Most probably "Yes." In fact we already now know how to beat meta-heuristics: most problems that arise in industry can be formulated as a mathematical program, and provide better solutions than any meta-heuristic - first of all because meta-heuristics cannot find an optimum. In rather many applications mathematical optimisation tools are also very efficient.
I am not sure I understand the premise of the question.
(1) If one does not have a mathematical model of an optimization problem, can we actually call it that? and
(2) How would meta-heuristics help in this case?
I imagine that to use a meta-heuristic for optimization, one would need at the very least a black-box, which takes values from some set and produces elements in a totally ordered set. In mathematical language, such black box is a function, and I would call this a mathematical model of one's problem. There are optimization algorithms that rely only on function values; see for example the relevant chapter in Nocedal&Wright's textbook (Chapter Derivative-Free Optimization
I agree with you for several reasons from my point of view:
1- Mathematical programming gets the exact solution, but metaheuristic algorithms get an approximate solution.
2- The running time of solution obtained by mathematical programming is often less than the running time of solution obtained by heuristic algorithms (from my experience to solve some optimization problems)
On the other hand, there are two challenges, the first how to formulate real-life problems as a mathematical model and the other is how to solve such mathematical models, for example, simple mathematical programming models can be used software package (Matlab, Python, Lingo, Ceplex,...) to solve them if they do not contain the absolute value while you need special treatment before using such software.
Generally, we need many comparisons between them to show which one is better.
Prof. Dr. Michael Patriksson Thank you very much because you gave me confidence to do a lot of practical experiments between them.
When you build your model as a mathematical model, you should first try mathematical programming methods to optimize it. If it is not a mathematical model, then it has to be at least a collection of mathematical sub-models, otherwise how can you think of optimization? If it is a mathematical model, but it is not a mathematical programming model, you can still use mathematical optimization methods. Only if the problem is intractable or very hard to solve using optimization algorithms, then you should consider metaheuristics. If you need reasonable solutions quickly, that is where the need for heuristics arises.
Just to avoid any confusion, both, mathematical programming and metaheuristics can, of course, find the optimal solution for a problem.
With metaheuristics, however, you might also obtain clearly suboptimal solutions, without always having the means to gauge the distance to the optimum.
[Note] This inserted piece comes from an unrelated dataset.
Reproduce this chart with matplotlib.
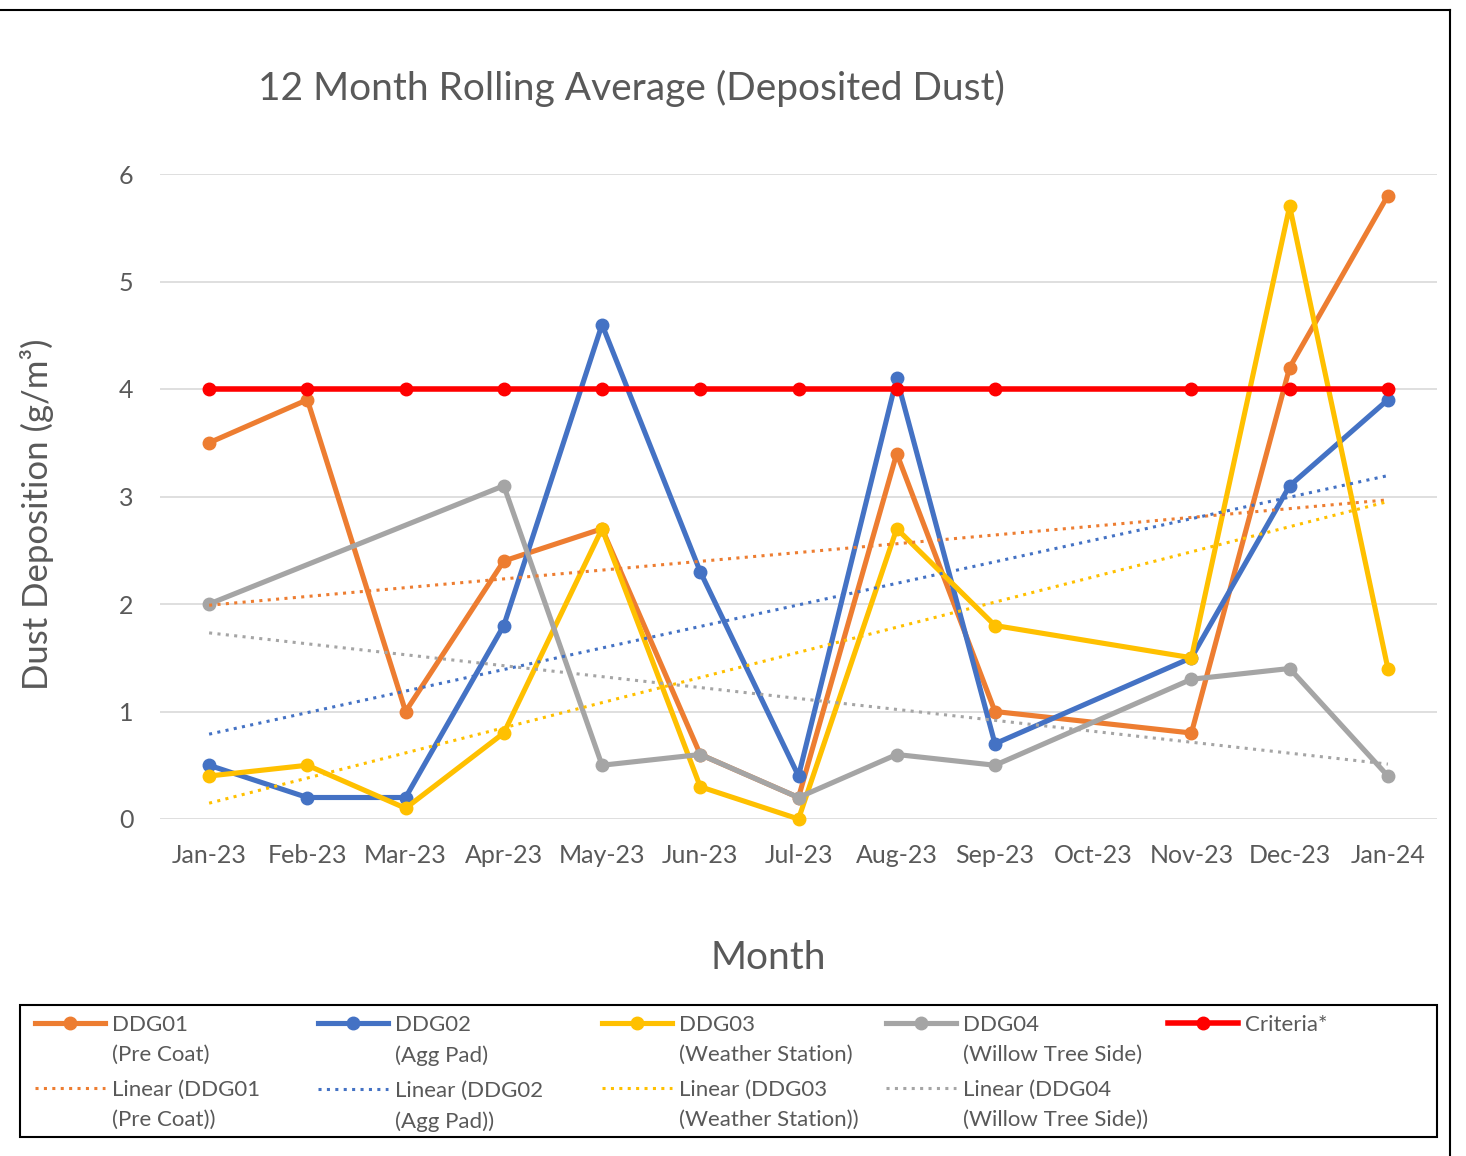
import numpy as np
import matplotlib.pyplot as plt
from matplotlib.lines import Line2D
from matplotlib.patches import Rectangle

# ---------------------------------------------------------------------
# data (Oct-23 has no readings)

nan = np.nan

months = ['Jan-23', 'Feb-23', 'Mar-23', 'Apr-23', 'May-23', 'Jun-23', 'Jul-23',
          'Aug-23', 'Sep-23', 'Oct-23', 'Nov-23', 'Dec-23', 'Jan-24']

ddg01 = [3.5, 3.9, 1.0, 2.4, 2.7, 0.6, 0.2, 3.4, 1.0, nan, 0.8, 4.2, 5.8]
ddg02 = [0.5, 0.2, 0.2, 1.8, 4.6, 2.3, 0.4, 4.1, 0.7, nan, 1.5, 3.1, 3.9]
ddg03 = [0.4, 0.5, 0.1, 0.8, 2.7, 0.3, 0.0, 2.7, 1.8, nan, 1.5, 5.7, 1.4]
ddg04 = [2.0, nan, nan, 3.1, 0.5, 0.6, 0.2, 0.6, 0.5, nan, 1.3, 1.4, 0.4]
criteria = [4, 4, 4, 4, 4, 4, 4, 4, 4, nan, 4, 4, 4]

series_labels = ['DDG01\n(Pre Coat)', 'DDG02\n(Agg Pad)',
                 'DDG03\n(Weather Station)', 'DDG04\n(Willow Tree Side)']
trend_labels = ['Linear (DDG01\n(Pre Coat))', 'Linear (DDG02\n(Agg Pad))',
                'Linear (DDG03\n(Weather Station))', 'Linear (DDG04\n(Willow Tree Side))']
criteria_label = 'Criteria*'

colors = ['#ED7D31', '#4472C4', '#FFC000', '#A5A5A5']
TEXT = '#595959'

# ---------------------------------------------------------------------

plt.rcParams['font.family'] = ['Lato', 'DejaVu Sans']

W, H = 1466, 1156
fig = plt.figure(figsize=(W / 100, H / 100), dpi=100)
ax = fig.add_axes([160 / W, 1 - 819 / H, (1437 - 160) / W, (819 - 174) / H])

x = np.arange(len(months))

main_handles = []
for vals, col in zip([ddg01, ddg02, ddg03, ddg04], colors):
    y = np.array(vals, dtype=float)
    ok = ~np.isnan(y)
    h, = ax.plot(x[ok], y[ok], color=col, lw=3.7, marker='o', ms=9,
                 zorder=3, clip_on=False)
    main_handles.append(h)

y = np.array(criteria, dtype=float)
ok = ~np.isnan(y)
crit_handle, = ax.plot(x[ok], y[ok], color='#FF0000', lw=4, marker='o', ms=9,
                       zorder=3, clip_on=False)

# excel style linear trendlines over the available points
trend_handles = []
for vals, col in zip([ddg01, ddg02, ddg03, ddg04], colors):
    y = np.array(vals, dtype=float)
    ok = ~np.isnan(y)
    slope, icpt = np.polyfit(x[ok], y[ok], 1)
    t, = ax.plot(x, icpt + slope * x, color=col, lw=2.2,
                 ls=(0, (1, 1.75)), zorder=4)
    trend_handles.append(t)

ax.set_xlim(-0.5, 12.5)
ax.set_ylim(0, 6)
ax.set_yticks(range(7))
ax.set_xticks(x, months)
ax.grid(axis='y', color='#D9D9D9', lw=1.2)
ax.set_axisbelow(True)
for s in ax.spines.values():
    s.set_visible(False)
ax.tick_params(length=0, labelsize=18, labelcolor=TEXT)
ax.tick_params(axis='y', pad=19)
ax.tick_params(axis='x', pad=18)

fig.text(631 / W, 1 - 88 / H, '12 Month Rolling Average (Deposited Dust)',
         ha='center', va='center', fontsize=28, color=TEXT)
fig.text(768 / W, 1 - 958 / H, 'Month', ha='center', va='center',
         fontsize=28, color=TEXT)
fig.text(37 / W, 1 - 514 / H, 'Dust Deposition (g/m³)', ha='center', va='center',
         rotation=90, fontsize=25, color=TEXT)

# ---------------------------------------------------------------------
# legend, one column at a time so the columns sit at even spacing

col_x = [35, 318, 602, 886, 1168]
groups = [([main_handles[i], trend_handles[i]], [series_labels[i], trend_labels[i]])
          for i in range(4)]
groups.append(([crit_handle], [criteria_label]))

for cx, (hands, labs) in zip(col_x, groups):
    leg = fig.legend(hands, labs, loc='upper left',
                     bbox_to_anchor=(cx / W, 1 - 1015 / H),
                     frameon=False, fontsize=16, handlelength=3.15,
                     handletextpad=0.3, borderpad=0, borderaxespad=0,
                     labelspacing=0.7, labelcolor=TEXT)
    for t in leg.get_texts():
        t.set_linespacing(1.6)
    # put the handle on the first line of the label
    for column in leg._legend_handle_box.get_children():
        for row in column.get_children():
            row.align = 'top'

fig.add_artist(Rectangle((20 / W, 1 - 1137 / H), 1417 / W, 132 / H,
                         transform=fig.transFigure, fill=False,
                         edgecolor='black', lw=1.5))

# outer chart border (top and right edges show in the crop)
fig.add_artist(Line2D([0, 1450 / W], [1 - 10 / H, 1 - 10 / H],
                      transform=fig.transFigure, color='black', lw=1.5))
fig.add_artist(Line2D([1450 / W, 1450 / W], [1 - 10 / H, 0],
                      transform=fig.transFigure, color='black', lw=1.5))

fig.savefig('out.png', dpi=100)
On the other hand, having a mathematical formulation, doesn't grant that you can solve the underlying problem within practically motivated time limits.
So you might be left walking in the dark but sometimes you may still have to and be able to reach your goal that way.
It's highly unlikely that a (meta)-heuristic can even get close to the optimum - and that has been seen hundreds of times over the years. Can't you just face it - metaheuristics are not worthy of trying if we have a crisp math model to solve.
I agree with you, but in the attached paper, I proposed a mathematical model for the radio k-coloring problem of graphs, but when solving it, it cannot reach the exact solution, but by setting an upper bound for it, what can you explain to this problem? (Figure 7 at the enclosed paper)
I am not sure now with the different data and uncertainties that we have, it is easy to have a mathematical problem for each problem that take into consideration the different factors. Metaheuristics could be then a practical approach to get good results quickly. Also, the hybridization of both is much useful, but the replacement I am not sure it is practical. This is just a question and I am not qualify to affirm this.
Meta-heuristic are applicable for non-deterministic problems. Here you don't know the global best solution but have a fitness criteria. Heuristics are also applied instead of meta-heuristics but huge search space cannot be explored by a greedy deterministic approach.
Most definitely. But there's always this beauty in having an all-encompassing global optimization methodology that is able to tackle any problem, regardless of size or complexity. I know some may attack meta-heuristics on the premise of its simplicity and occasional subpar performance, but I think there will always be a need for computational speed over solution quality, as in the case of autonomous robotics. Sometimes exact solutions to all problems in real-time is just not possible.